I understand how you feel. It is really hard to lose weight after having a baby and other people's rude comments don't help a bit. I think you look great! Don't get down on yourself!

suefoutz said...

Amber you look great! You are a MOM and that alone is beautiful. It is really hard to loose the weight after being pregnant. I know what those stares look like and people think you don't notice or they dont care but either way dont worry. As long as you are happy and your baby is well taken care of. Your mommy curves should be a source of pride. I know mine are.

kim said...

I am sorry you have been hurt, by looks or comments of others, I too know how you feel. I have gained at least 20 pounds with each of my pregnancies and have not lost the weight. I am not pleased with how I look, and part of it is my fault and the other part is the reason (I think you know what I mean). Don't be hard on yourself all that matters is how you feel, don't let the feelings or comments of others get you down, it is not their right to tell YOU about how YOU should look. You are a mom be proud of it and be proud of Carter, but most of all be proud of YOU, you are Amber and YOU are a BEAUTIFUL DAUGHTER OF GOD.

Belchlos said...

Amber, you don't need to ever worry about what other people think because you have something called "inner beauty" that those people do not have and will never will. I saw you today and I thought you looked awesome! Stand tall and never be ashamed of what you are or how you look. You are beautiful! Love you and miss you!

Shannon said...

AMEN! Boy do I know how that feels too! I love what Susan said. You are a mom and that is what is most important! You are so beautiful, I have always been so jealous of your beauty.

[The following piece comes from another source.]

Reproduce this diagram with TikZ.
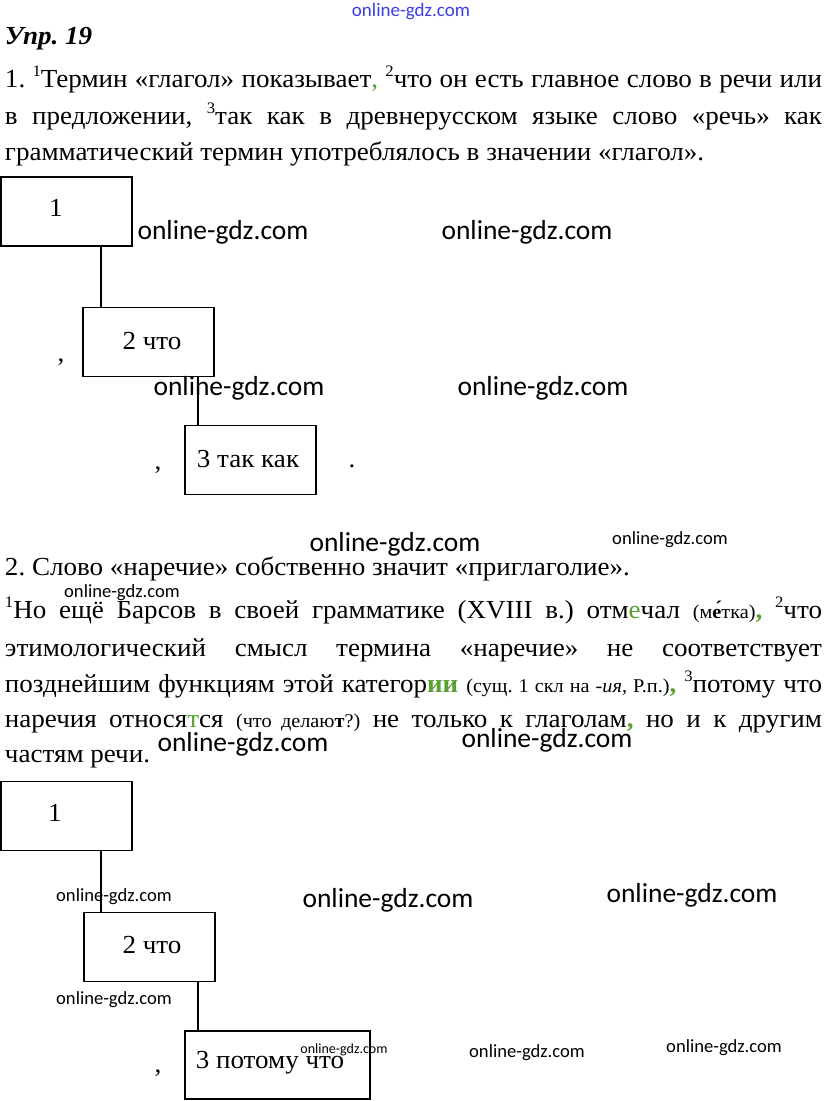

It has taken me years to be able to look at myself in the mirror every morning and remember that I am a Daughter of God, I am a mother, I am a wife, I am a daughter, I am a sister, I am a Aunt, I am a friend. My weight is the last thing to make me who I am. I can honestly say most days (not all cuz I am human) that I like the way I look and am proud of who I am. I hope that you too can find that someday too. Until then tell the mean people to shut up!

Jenn said...

Great post! I have dealt with this most of my life, and hate it! Weight is such a difficult thing to deal with, and those that don't struggle with it, just don't understand. I think people think comments help, but don't understand that they do more harm than help. You are such a cutie, and it shocks me that anyone...especially friends and family would say otherwise! Shame on them...seriously!

julianne orth said...

amber, I'm sorry that people have been so rude to you, I really hope that I wasn't one of them cuz i would never mean to do something like that. I have always thought that you are beautiful and still do! Being a mom means that you give up your body for a mom body, and would we really have it any other way?? I just want you to know that i care about you a lot, and i really do think you are such a good person and mom. I wish we could see each other more. Your little boy is adorable, oh and I never got to comment on you quitting your job- that is great, you will never regret it, and carter will be so much better for it!